The story of Gaudí and La Sagrada Familia beautifully exemplifies the concept of “cathedral thinking” − which in the words of writer and historian Rick Antonson is all about prioritising a long-term view to make decisions that involve further generations and engaging in work that perhaps you won’t conclude. Does it sound familiar to you? If you’re in the associations sector, then probably.

The periodic event of an association is the focal point for their members; its ability to leave a legacy and have an impact within their industry or sector is crucial for moving associations forward. And although both “legacy” and “impact” are concepts that have been around in the events industry for decades, the way we measure them is permanently evolving. A key indicator of an event’s legacy is the development of relationships and friendships among participants while a key indicator for its impact is its levels of engagement and reach.
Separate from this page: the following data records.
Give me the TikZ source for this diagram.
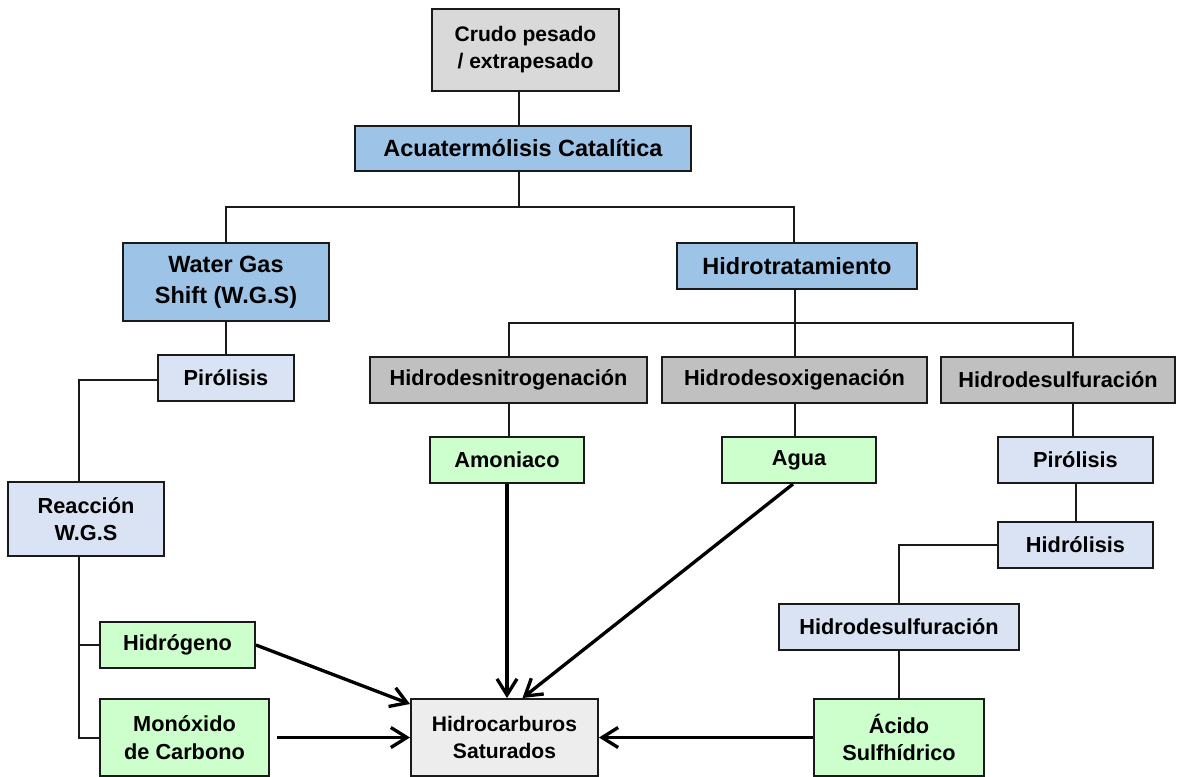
\documentclass[tikz,border=0pt]{standalone}
\usepackage{fontspec}
\setmainfont{Liberation Sans}
\usetikzlibrary{arrows.meta,calc}
\definecolor{bdr}{HTML}{1A1A1A}
\definecolor{cCrudo}{HTML}{D9D9D9}
\definecolor{cBlue}{HTML}{9DC3E6}
\definecolor{cGray}{HTML}{C0C0C0}
\definecolor{cLight}{HTML}{DAE3F3}
\definecolor{cGreen}{HTML}{CCFFCC}
\definecolor{cHC}{HTML}{EDEDED}
\begin{document}
\begin{tikzpicture}[x=0.75pt,y=-0.75pt,
  box/.style={draw=bdr, line width=1.5pt, inner sep=0pt, align=center, text=black},
  fnorm/.style={font=\fontsize{16.3}{20.5}\selectfont\bfseries},
  fbig/.style={font=\fontsize{17.6}{23.2}\selectfont\bfseries},
  fsmall/.style={font=\fontsize{15.8}{20.2}\selectfont\bfseries},
  conn/.style={draw=bdr, line width=1.5pt},
  arr/.style={draw=black, line width=2.5pt, -{Straight Barb[length=12pt,width=15pt]}}]
\useasboundingbox (0,0) rectangle (1177,777);
\fill[white] (0,0) rectangle (1177,777);

% nodes
\node[box, fsmall, fill=cCrudo, minimum width=140.25pt, minimum height=61.5pt] (crudo) at (525.5,50) {Crudo pesado\\/ extrapesado};
\node[box, fbig, fill=cBlue, minimum width=252pt, minimum height=33.75pt] (acua) at (523,148.5) {Acuatermólisis Catalítica};
\node[box, fbig, fill=cBlue, minimum width=154.5pt, minimum height=58.5pt] (wgs) at (226,282) {Water Gas\\Shift (W.G.S)};
\node[box, fbig, fill=cBlue, minimum width=180pt, minimum height=34.5pt] (hidrot) at (797,266) {Hidrotratamiento};
\node[box, fnorm, fill=cGray, minimum width=207.75pt, minimum height=34.5pt] (hdn) at (508.5,380) {Hidrodesnitrogenación};
\node[box, fnorm, fill=cGray, minimum width=198.75pt, minimum height=34.5pt] (hdo) at (794.5,380) {Hidrodesoxigenación};
\node[box, fnorm, fill=cGray, minimum width=175.5pt, minimum height=34.5pt] (hds) at (1058,380) {Hidrodesulfuración};
\node[box, fnorm, fill=cLight, minimum width=102pt, minimum height=34.5pt] (pir1) at (226,378) {Pirólisis};
\node[box, fnorm, fill=cLight, minimum width=117pt, minimum height=55.5pt] (reac) at (86,519) {Reacción\\W.G.S};
\node[box, fnorm, fill=cGreen, minimum width=116.25pt, minimum height=34.5pt] (hidg) at (177.5,645) {Hidrógeno};
\node[box, fnorm, fill=cGreen, minimum width=126.75pt, minimum height=57.75pt] (mono) at (184.5,737.5) {Monóxido\\de Carbono};
\node[box, fnorm, fill=cGreen, minimum width=115.5pt, minimum height=34.5pt] (amon) at (507,460) {Amoniaco};
\node[box, fnorm, fill=cGreen, minimum width=115.5pt, minimum height=34.5pt] (agua) at (799,460) {Agua};
\node[box, fnorm, fill=cLight, minimum width=116.25pt, minimum height=34.5pt] (pir2) at (1075.5,460) {Pirólisis};
\node[box, fnorm, fill=cLight, minimum width=116.25pt, minimum height=34.5pt] (hidrol) at (1075.5,545) {Hidrólisis};
\node[box, fnorm, fill=cLight, minimum width=180pt, minimum height=34.5pt] (hds2) at (899,627) {Hidrodesulfuración};
\node[box, fnorm, fill=cGreen, minimum width=127.5pt, minimum height=57.75pt] (acido) at (899,737.5) {Ácido\\Sulfhídrico};
\node[box, fsmall, fill=cHC, minimum width=140.25pt, minimum height=57.75pt] (hc) at (504.5,737.5) {Hidrocarburos\\Saturados};

% connectors
\coordinate (j1) at (519,207);
\draw[conn] (crudo.south -| j1) -- (acua.north -| j1);
\draw[conn] (acua.south -| j1) -- (j1);
\draw[conn] (wgs.north) |- (j1) -| ($(hidrot.north)+(-3,0)$);
\draw[conn] (hidrot.south -| hdo.north) -- (hdo.north);
\coordinate (j2) at (1073,323);
\draw[conn] (hdn.north) |- (j2) -- (j2 |- hds.north);
\draw[conn] (j2 |- hds.south) -- (j2 |- pir2.north);
\draw[conn] (hdn.south) -- (hdn.south |- amon.north);
\draw[conn] (hdo.south) -- (hdo.south |- agua.north);
\draw[conn] (wgs.south) -- (pir1.north);
\coordinate (j3) at (79,380);
\draw[conn] (pir1.west |- j3) -- (j3) -- (j3 |- reac.north);
\draw[conn] (j3 |- reac.south) |- (mono.west);
\draw[conn] (j3 |- hidg.west) -- (hidg.west);
\draw[conn] (pir2.south) -- (hidrol.north);
\draw[conn] (hidrol.west) -| (hds2.north);
\draw[conn] (hds2.south) -- (acido.north);

% arrows
\draw[arr] (amon.south) -- (amon.south |- hc.north);
\draw[arr] ($(agua.south)+(-6,0)$) -- ($(hc.north)+(18,0)$);
\draw[arr] (hidg.east) -- ($(hc.north west)+(0,6)$);
\draw[arr] ($(mono.east)+(7,0)$) -- (hc.west);
\draw[arr] (acido.west) -- (hc.east);
\end{tikzpicture}
\end{document}
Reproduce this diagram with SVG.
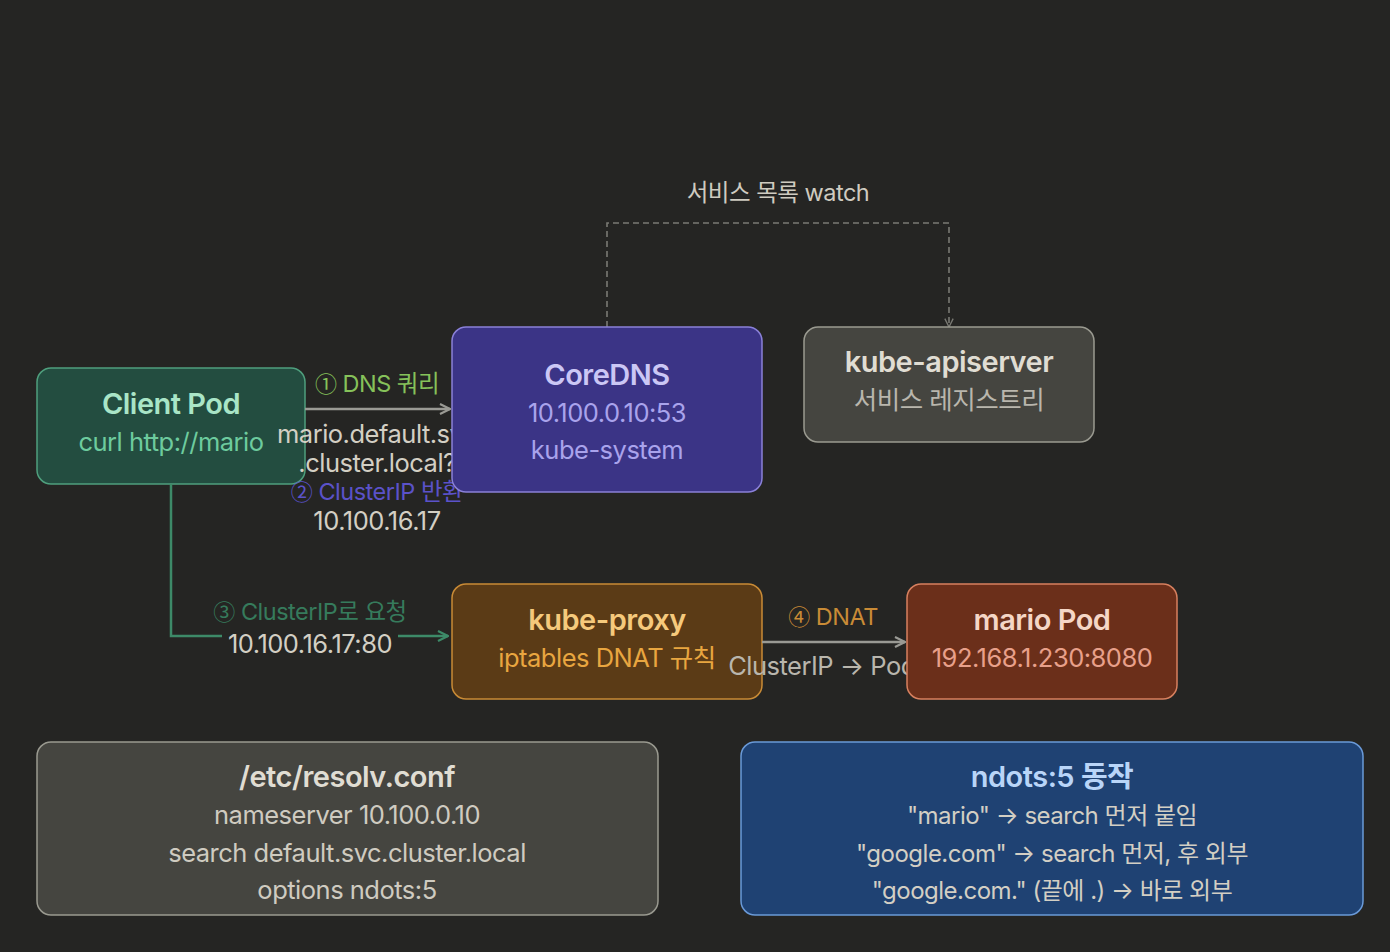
<svg xmlns="http://www.w3.org/2000/svg" width="1390" height="952" viewBox="0 0 1390 952">
<defs>
<style>
text{font-family:Inter,"Noto Sans","Noto Sans CJK KR",sans-serif;text-anchor:middle;letter-spacing:-0.5px}
.t{font-size:29px;font-weight:600}
.s{font-size:25.5px}
.s2{font-size:24px}
.lbl{font-size:23.5px}
.n{font-family:"Noto Sans CJK KR",sans-serif;font-size:22px}
</style>
<marker id="ag" viewBox="0 0 12 12" refX="11" refY="6" markerWidth="12" markerHeight="12" markerUnits="userSpaceOnUse" orient="auto"><path d="M1 1 L11 6 L1 11" fill="none" stroke="#9a9a94" stroke-width="2.2"/></marker>
<marker id="agr" viewBox="0 0 12 12" refX="11" refY="6" markerWidth="12" markerHeight="12" markerUnits="userSpaceOnUse" orient="auto"><path d="M1 1 L11 6 L1 11" fill="none" stroke="#3d8a68" stroke-width="2.2"/></marker>
<marker id="ad" viewBox="0 0 12 12" refX="11" refY="6" markerWidth="10" markerHeight="10" markerUnits="userSpaceOnUse" orient="auto"><path d="M1 1 L11 6 L1 11" fill="none" stroke="#7a7a74" stroke-width="1.6"/></marker>
</defs>
<rect width="1390" height="952" fill="#252523"/>

<g id="client-pod">
<rect x="37" y="368" width="268" height="116" rx="14" fill="#234d40" stroke="#4f9f7d" stroke-width="1.5"/>
<text class="t" x="171" y="414" fill="#a9e5c7">Client Pod</text>
<text class="s" x="171" y="451" fill="#6dcb9e">curl http://mario</text>
</g>

<g id="kube-proxy">
<rect x="452" y="584" width="310" height="115" rx="14" fill="#5b3b16" stroke="#c98b36" stroke-width="1.5"/>
<text class="t" x="607" y="630" fill="#f5c97c">kube-proxy</text>
<text class="s" x="607" y="667" fill="#e9a640">iptables DNAT 규칙</text>
</g>

<g id="connectors">
<path d="M305 409 H450" fill="none" stroke="#9a9a94" stroke-width="2.5" marker-end="url(#ag)"/>
<text class="lbl" x="377" y="392" fill="#86c25a"><tspan class="n">①</tspan> DNS 쿼리</text>
<text class="s" x="377" y="443" fill="#d3cfc4">mario.default.svc</text>
<text class="s" x="377" y="472" fill="#d3cfc4">.cluster.local?</text>
<text class="lbl" x="377" y="500" fill="#5b52c9"><tspan class="n">②</tspan> ClusterIP 반환</text>
<text class="s" x="377" y="530" fill="#d3cfc4">10.100.16.17</text>

<path d="M171 484 V636 H448" fill="none" stroke="#3d8a68" stroke-width="2.5" marker-end="url(#agr)"/>
<rect x="222" y="626" width="176" height="28" fill="#252523"/>
<text class="lbl" x="310" y="620" fill="#367b5c"><tspan class="n">③</tspan> ClusterIP로 요청</text>
<text class="s" x="310" y="653" fill="#d3cfc4">10.100.16.17:80</text>

<path d="M762 642 H905" fill="none" stroke="#9a9a94" stroke-width="2.5" marker-end="url(#ag)"/>
<text class="lbl" x="833" y="625" fill="#c98b36"><tspan class="n">④</tspan> DNAT</text>
<text class="s" x="822" y="675" fill="#b9b6ad">ClusterIP → Pod</text>

<path d="M607 327 V223 H949 V327" fill="none" stroke="#7a7a74" stroke-width="1.6" stroke-dasharray="6 4" marker-end="url(#ad)"/>
<text class="lbl" x="778" y="201" fill="#cfcbc0">서비스 목록 watch</text>
</g>

<g id="coredns">
<rect x="452" y="327" width="310" height="165" rx="14" fill="#3b3486" stroke="#8a80d8" stroke-width="1.5"/>
<text class="t" x="607" y="385" fill="#cbc7f5">CoreDNS</text>
<text class="s" x="607" y="422" fill="#a9a3ec">10.100.0.10:53</text>
<text class="s" x="607" y="459" fill="#a9a3ec">kube-system</text>
</g>

<g id="kube-apiserver">
<rect x="804" y="327" width="290" height="115" rx="14" fill="#454540" stroke="#9a9a90" stroke-width="1.5"/>
<text class="t" x="949" y="372" fill="#e0ddd3">kube-apiserver</text>
<text class="s" x="949" y="409" fill="#b9b6ad">서비스 레지스트리</text>
</g>

<g id="mario-pod">
<rect x="907" y="584" width="270" height="115" rx="14" fill="#6b2f1a" stroke="#d7805f" stroke-width="1.5"/>
<text class="t" x="1042" y="630" fill="#f5d6c6">mario Pod</text>
<text class="s" x="1042" y="667" fill="#e8a08a">192.168.1.230:8080</text>
</g>

<g id="resolv-conf">
<rect x="37" y="742" width="621" height="173" rx="14" fill="#454540" stroke="#9a9a90" stroke-width="1.5"/>
<text class="t" x="347" y="787" fill="#e0ddd3">/etc/resolv.conf</text>
<text class="s" x="347" y="824" fill="#cfcbc0">nameserver 10.100.0.10</text>
<text class="s" x="347" y="862" fill="#cfcbc0">search default.svc.cluster.local</text>
<text class="s" x="347" y="899" fill="#cfcbc0">options ndots:5</text>
</g>

<g id="ndots">
<rect x="741" y="742" width="622" height="173" rx="14" fill="#1f4273" stroke="#6a9ad8" stroke-width="1.5"/>
<text class="t" x="1052" y="787" fill="#b9d5f8">ndots:5 동작</text>
<text class="s2" x="1052" y="824" fill="#d3cfc4">"mario" → search 먼저 붙임</text>
<text class="s2" x="1052" y="862" fill="#d3cfc4">"google.com" → search 먼저, 후 외부</text>
<text class="s2" x="1052" y="899" fill="#d3cfc4">"google.com." (끝에 .) → 바로 외부</text>
</g>
</svg>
According to Diana van Brakel, Senior Manager Continuing Education at Kenes Group, “the education strategy of an association helps to look into the different formats and to implement activities based on a long-term plan. It is not just setting up an educational activity or an event, but it is all about the entire strategy behind it.” Consequently, when the major event of an association becomes part of a continuously ongoing educational programme, its main purpose shifts from networking, advancing knowledge and selling products to creating an entire ecosystem grounded on collaboration, innovation, creativity, research, and community building to improve skills, competencies, practices and ultimately outcomes.

These new strategies for associations’ legacy (the human aspect) and impact (the factual aspect) have a direct influence on the well-being of delegates, association membership levels, conference attendance, and talent retention within the industry. “It is very important that an association stays in touch with their target audience through the year by using online learning methods and different online learning formats. A knowledge hub cannot only ensure that the association can provide education to their members throughout the whole year, but it is also making it more interesting for non-members to become a part of an association and to improve their knowledge and skills”, adds van Brakel.

Such as Gaudí’s vision was the key to the legacy and impact of his masterpiece, cathedral thinking is what will give associations an approach to their core events to leave a remarkable memory and strongly consolidate their educational strategies.

This article first appeared in HQ Magazine Ed. 103/ Event Legacies, February 2022.